Comparing CQU researchers

CQU wants to codify research workloads for academic staff, allocating them to five categories from teaching-intensive (75 per cent teaching/15 per cent scholarship/10 per cent engagement) to research-intensive (20 per cent teaching/ 70 per cent research and  10 per cent service and engagement).

The university sets out research productivity based on ARC data from Excellence for Research in Australia, ranging from not much for junior HASS academics to 24 publications and $750 000 over three years for a research intensive STEM professor. There are two detailed charts specifying required outputs in great detail by discipline and academic rank. With this system in place it would be easy indeed for the university to suggest to staff that their performance dictates moves either to more or less research intensive categories.

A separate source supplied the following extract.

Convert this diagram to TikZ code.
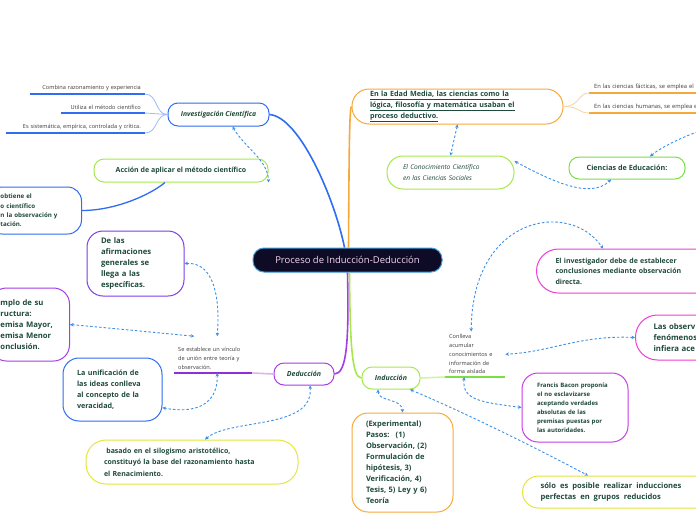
\documentclass[tikz,border=0pt]{standalone}
\usepackage{fontspec}
\setmainfont{Open Sans}
\usetikzlibrary{arrows.meta}
\definecolor{txtgreen}{HTML}{1E4A3A}
\definecolor{txtgrey}{HTML}{3C3C3C}
\definecolor{bluec}{HTML}{2F6DF2}
\definecolor{bluelight}{HTML}{9DBDF8}
\definecolor{violetc}{HTML}{7B3DEE}
\definecolor{purplec}{HTML}{A53DE6}
\definecolor{purpledark}{HTML}{8E2FD8}
\definecolor{purplelight}{HTML}{DDB3F3}
\definecolor{magentac}{HTML}{F03DD6}
\definecolor{orchidc}{HTML}{C63DE8}
\definecolor{limec}{HTML}{A6E84C}
\definecolor{limelight}{HTML}{D2F3A8}
\definecolor{greenc}{HTML}{7ADF45}
\definecolor{yellowc}{HTML}{E6E63C}
\definecolor{orangec}{HTML}{F6A93B}
\definecolor{orangelight}{HTML}{FAD39A}
\definecolor{linkc}{HTML}{3D8FE8}
\definecolor{navyc}{HTML}{0E0B26}
\definecolor{rimc}{HTML}{3C9BDB}
\definecolor{pinkc}{HTML}{F6D8EE}
\newcommand{\fsz}[2]{\fontsize{#1}{#2}\selectfont}
\begin{document}
\begin{tikzpicture}[x=1pt,y=-1pt,
topic/.style={draw, line width=1pt, fill=white, rounded corners=10pt, text=txtgreen, font=\bfseries\fsz{7}{9}, inner sep=3pt},
bigtopic/.style={topic, rounded corners=16pt, align=left, font=\bfseries\fsz{7.2}{11}},
leaf/.style={text=txtgrey, font=\fsz{5.6}{9}, align=left, inner xsep=4pt, inner ysep=3pt},
branch/.style={line width=1.6pt},
sub/.style={line width=0.8pt},
underl/.style={line width=1.6pt},
link/.style={draw=linkc, line width=0.9pt, dash pattern=on 2.5pt off 2pt, {Stealth[length=3.5pt,width=3.5pt]}-{Stealth[length=3.5pt,width=3.5pt]}},
]
\useasboundingbox (0,0) rectangle (696,520);
\clip (0,0) rectangle (696,520);
\fill[white] (0,0) rectangle (696,520);

\node[draw=rimc, line width=1pt, fill=navyc, rounded corners=11pt, text=pinkc, font=\fsz{9.5}{11}, minimum width=189pt, minimum height=24pt] (proc) at (347.5,260) {Proceso de Inducción-Deducción};

\node[topic, draw=bluec, font=\bfseries\itshape\fsz{6.8}{9}, minimum width=101pt, minimum height=23pt] (inv) at (218.5,114.5) {Investigación Científica};
\node[leaf, text width=107pt, align=right, anchor=south east] (c1) at (145,94) {Combina razonamiento y experiencia};
\node[leaf, text width=76pt, align=right, anchor=south east] (c2) at (145,113) {Utiliza el método científico};
\node[leaf, text width=131pt, align=right, anchor=south east] (c3) at (145,133) {Es sistemática, empírica, controlada y crítica.};
\node[topic, draw=limec, minimum width=174pt, minimum height=23pt] (acc) at (181,170.5) {Acción de aplicar el método científico};
\node[topic, draw=bluec, rounded corners=14pt, font=\bfseries\fsz{6.2}{9.3}, align=left, text width=69pt, inner xsep=12pt, minimum height=47pt, anchor=west] (obt) at (-12,210.5) {obtiene el\\o científico\\n la observación y\\tación.};

\node[bigtopic, draw=violetc, font=\bfseries\fsz{7.7}{11}, text width=69pt, inner xsep=14pt, minimum height=65pt] (dela) at (135.5,263.5) {De las\\afirmaciones\\generales se\\llega a las\\específicas.};
\node[bigtopic, draw=purplec, font=\bfseries\fsz{7.7}{11}, text width=59pt, inner xsep=10pt, minimum height=73pt, anchor=west] (ej) at (-10,324.5) {mplo de su\\ructura:\\emisa Mayor,\\emisa Menor\\onclusión.};
\node[leaf, text width=70pt, anchor=south west] (s1) at (174,373) {Se establece un vínculo\\de unión entre teoría y\\observación.};
\node[topic, draw=purplec, font=\bfseries\itshape\fsz{7}{9}, minimum width=60pt, minimum height=22pt] (ded) at (304,374) {Deducción};
\node[bigtopic, draw=bluec, text width=71pt, inner xsep=14pt, minimum height=63pt] (uni) at (112.5,389.5) {La unificación de\\las ideas conlleva\\al concepto de la\\veracidad,};
\node[bigtopic, draw=yellowc, rounded corners=20pt, font=\bfseries\fsz{7}{11.5}, text width=176pt, inner xsep=18pt, minimum height=44pt] (yel) at (192,462) {\ basado en el silogismo aristotélico,\\constituyó la base del razonamiento hasta\\el Renacimiento.};

\node[bigtopic, draw=orangec, rounded corners=17pt, text width=175pt, inner xsep=18pt, inner ysep=1pt, minimum height=35pt] (edad) at (457.5,106.5) {\underline{En la Edad Media, las ciencias como la}\\\underline{lógica, filosofía y matemática usaban el}\\\underline{proceso deductivo.}};
\node[leaf, font=\fsz{5.8}{9}, text width=150pt, inner xsep=5pt, anchor=south west] (f1) at (589,93) {En las ciencias fácticas, se emplea el};
\node[leaf, font=\fsz{5.8}{9}, text width=150pt, inner xsep=5pt, anchor=south west] (f2) at (589,113) {En las ciencias humanas, se emplea e};
\node[bigtopic, draw=limec, font=\itshape\fsz{6.6}{11}, text width=95pt, inner xsep=16pt, minimum height=33pt] (soc) at (450.5,172.5) {El Conocimiento Científico\\en las Ciencias Sociales};
\node[topic, draw=greenc, font=\bfseries\fsz{7.2}{9}, minimum width=116pt, minimum height=22pt] (edu) at (627,168) {Ciencias de Educación:};

\node[topic, draw=limec, font=\bfseries\itshape\fsz{7}{9}, minimum width=58pt, minimum height=22pt] (ind) at (391,378) {Inducción};
\node[leaf, font=\fsz{5.6}{8.7}, text width=52pt, anchor=south west] (con) at (445,377) {Conlleva\\acumular\\conocimientos e\\información de\\forma aislada};
\node[bigtopic, draw=magentac, rounded corners=22pt, font=\bfseries\fsz{7}{10.5}, text width=160pt, inner xsep=19pt, minimum height=44pt, anchor=west] (inve) at (536,271) {El investigador debe de establecer\\conclusiones mediante observación\\directa.};
\node[bigtopic, draw=magentac, rounded corners=22pt, font=\bfseries\fsz{7.8}{11}, text width=100pt, inner xsep=18pt, minimum height=45pt, anchor=west] (obs) at (635,337.5) {Las observ\\fenómenos\\infiera ace};
\node[bigtopic, draw=orchidc, font=\bfseries\fsz{6}{9}, text width=76pt, inner xsep=15pt, minimum height=69pt] (bac) at (575,407.5) {Francis Bacon proponía\\el no esclavizarse\\aceptando verdades\\absolutas de las\\premisas puestas por\\las autoridades.};
\node[bigtopic, draw=orangec, font=\bfseries\fsz{7.5}{11}, text width=73pt, inner xsep=14pt, minimum height=99pt] (exp) at (402.5,462.5) {(Experimental)\\Pasos:~ (1)\\Observación, (2)\\Formulación de\\hipótesis, 3)\\Verificación, 4)\\Tesis, 5) Ley y 6)\\Teoría};
\node[bigtopic, draw=yellowc, font=\bfseries\fsz{7.6}{11}, text width=180pt, inner xsep=18pt, minimum height=32pt, anchor=west] (sol) at (522,492) {\spaceskip=4pt sólo es posible realizar inducciones\\perfectas en grupos reducidos};
\coordinate (rim) at (700,131);

\draw[branch, bluec] (inv.east) .. controls (300,117) and (335,200) .. ([xshift=-3pt]proc.north);
\draw[branch, orangec] ([xshift=1pt]proc.north) .. controls (349,180) and (349,106.5) .. (edad.west);
\draw[branch, purplec] (proc.south) .. controls (349,340) and (347,374) .. (ded.east);
\draw[branch, limec] ([xshift=2pt]proc.south) .. controls (350,345) and (352,378) .. (ind.west);

\draw[underl, bluec] (c1.south west) -- (c1.south east);
\draw[underl, bluec] (c2.south west) -- (c2.south east);
\draw[underl, bluec] (c3.south west) -- (c3.south east);
\draw[sub, bluelight] (inv.west) .. controls (155,114.5) and (158,94) .. (c1.south east);
\draw[sub, bluelight] (inv.west) -- (c2.south east);
\draw[sub, bluelight] (inv.west) .. controls (155,114.5) and (158,133) .. (c3.south east);
\draw[branch, bluec, line width=1.3pt] ([xshift=-16pt]acc.south) .. controls (150,195) and (115,210.5) .. (obt.east);
\draw[underl, purpledark] (s1.south west) -- (s1.south east);
\draw[underl, purplelight] (s1.south east) -- (ded.west);
\draw[underl, orangec] (f1.south west) -- (f1.south east);
\draw[underl, orangec] (f2.south west) -- (f2.south east);
\draw[sub, orangelight] (edad.east) .. controls (580,106.5) and (578,93) .. (f1.south west);
\draw[sub, orangelight] (edad.east) .. controls (580,106.5) and (578,113) .. (f2.south west);
\draw[underl, greenc] (con.south west) -- (con.south east);
\draw[underl, limelight] (ind.east) -- (con.south west);

\draw[link] ([xshift=14pt]inv.south) .. controls (245,148) and (268,160) .. (acc.south east);
\draw[link] (dela.east) .. controls (215,262) and (220,300) .. ([xshift=4pt,yshift=8pt]s1.north);
\draw[link] (ej.east) .. controls (120,329) and (160,333) .. ([xshift=-19pt,yshift=8pt]s1.north);
\draw[link] ([xshift=4pt]s1.south) .. controls (218,405) and (195,414) .. (uni.-20);
\draw[link] ([xshift=6pt]ded.south) .. controls (314,430) and (230,418) .. ([xshift=13pt]yel.north);
\draw[link] (edad.south) -- (soc.north);
\draw[link] (soc.10) .. controls (550,180) and (590,200) .. ([xshift=-16pt]edu.south);
\draw[link] (rim) .. controls (680,138) and (660,148) .. ([xshift=23pt]edu.north);
\draw[link] ([xshift=-4pt]con.north) .. controls (472,215) and (570,200) .. ([xshift=67pt]inve.north west);
\draw[link] (obs.west) .. controls (580,335) and (550,352) .. (con.east);
\draw[link] ([xshift=-11pt]con.south) .. controls (462,400) and (480,402) .. (bac.west);
\draw[link] ([xshift=-13pt]ind.south) .. controls (378,402) and (402,398) .. (exp.north);
\draw[link] ([xshift=19pt]ind.south) .. controls (470,415) and (540,450) .. ([xshift=66pt]sol.north west);
\end{tikzpicture}
\end{document}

The campus branch of the National Tertiary Education Union is surveying staff on this, including questions which could consign CQU to second-class status.  Thus the union asks members if the measure for research publications and income should be the national ERA average for their discipline, or the average for academics at institutions in the Regional Universities Network. This would be an excellent way of reducing performance pressure and an even better way to concede that CQU staff do not want to be compared against their peers at research intensive institutions – an outcome the Group of Eight would remember come the next argument over research funding distribution.

But the CQU comrades could be underestimating the RUN group’s research performance. Last year XinGu and Karen Blackmore from the University of Newcastle crunched journal data for three unnamed universities, a sandstone a middle tier institution and a “non-comprehensive” one (CMM September 8 2017). Among many other findings, they discovered that in recent years output per researcher at all three has converged.